A family in Londonderry, Vermont received an unusual visit this summer, in June. A lone lynx crossed their backyard and silently took off. The rare feline was photographed, and the picture is the first proof of lynx inhabiting the area outside the Northeast Kingdom. Specialists explain that no similar sight had been reported in decades.
Lynxes are considered to be an endangered species in Vermont. The beautiful wild cats are protected by the Endangered Species Act, and hunters are not allowed to take any actions against them.
After the sight of the lone lynx had been reported, wildlife experts confirmed the presence of the feline. They identified the species from the picture, and they also investigated the site where it made its appearance. Authorities at the Department of Fish and Wildlife in Vermont were in charge of the investigation.
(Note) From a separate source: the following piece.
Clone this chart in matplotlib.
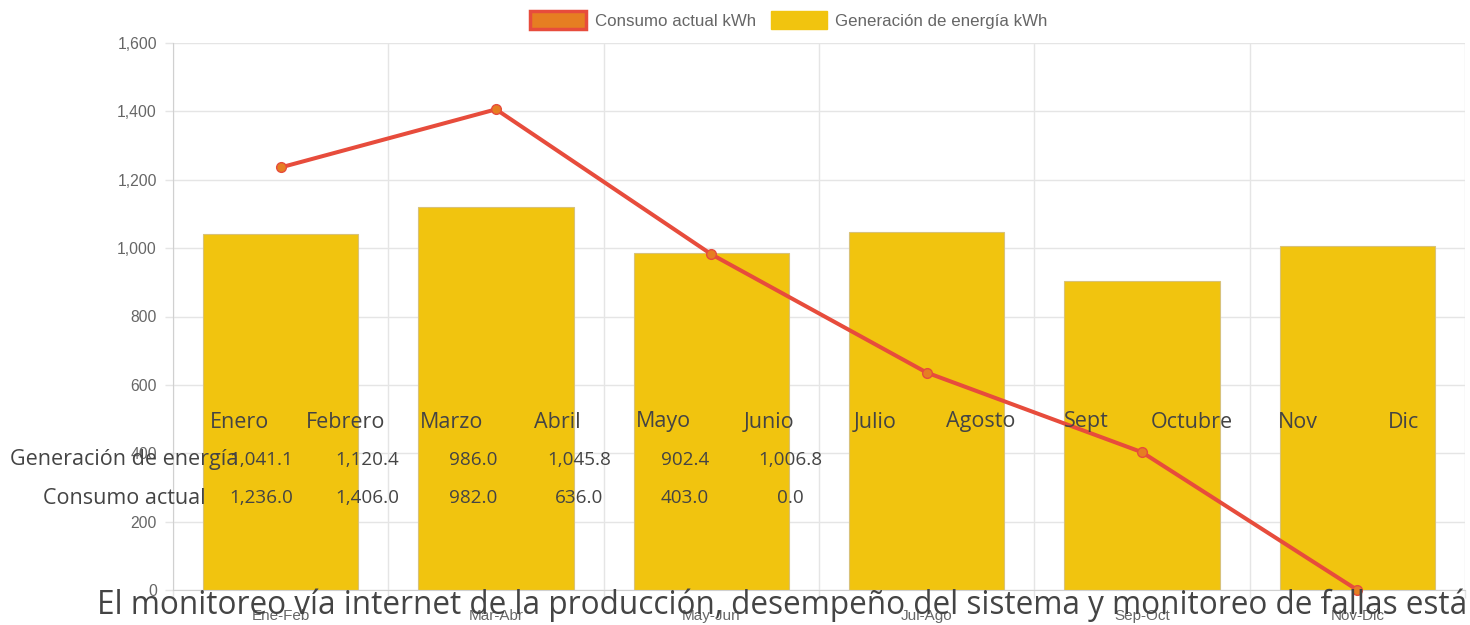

Moreover, a wildlife camera also provided biologists with evidence of the lynxes presence in the area. The images date before June but have recently been discovered. This second shot was taken in May, in Searsburg, but researchers believe it may be the same individual. They explain that these wild felines tend to travel long distances, and their territory can be larger than one hundred fifty kilometers.
The lone lynx in Vermont is a male, according to specialists. A team of experts monitors and tracks lynx sittings in the area, but no such groups have been reported so far. However, the mere presence of only one individual is extremely important to lynx conservation specialists.
The presence of the male lynx is high motivation for Vermont conservationists to carry on with their strategies. They even intend to intensify their efforts to help the animals lead a healthy, carefree life in the region.
Previous reports and statistics show that Vermont was never a place where lynxes thrived. For more than twenty years no significant sign of lynxes living in the area was reported. Officials know that lynxes may just come and go in their state, but it still stands as an accomplishment for biologists.
Canada lynxes are larger than bobcats, although they are easily mistaken one for the other. Their fur also has different colors, as lynxes are more often than now, silver and light gray with brown and black details. Their specific habitat is mostly comprised of the forests in Canada and Alaska. However, they can still be found in several other states in the U.S.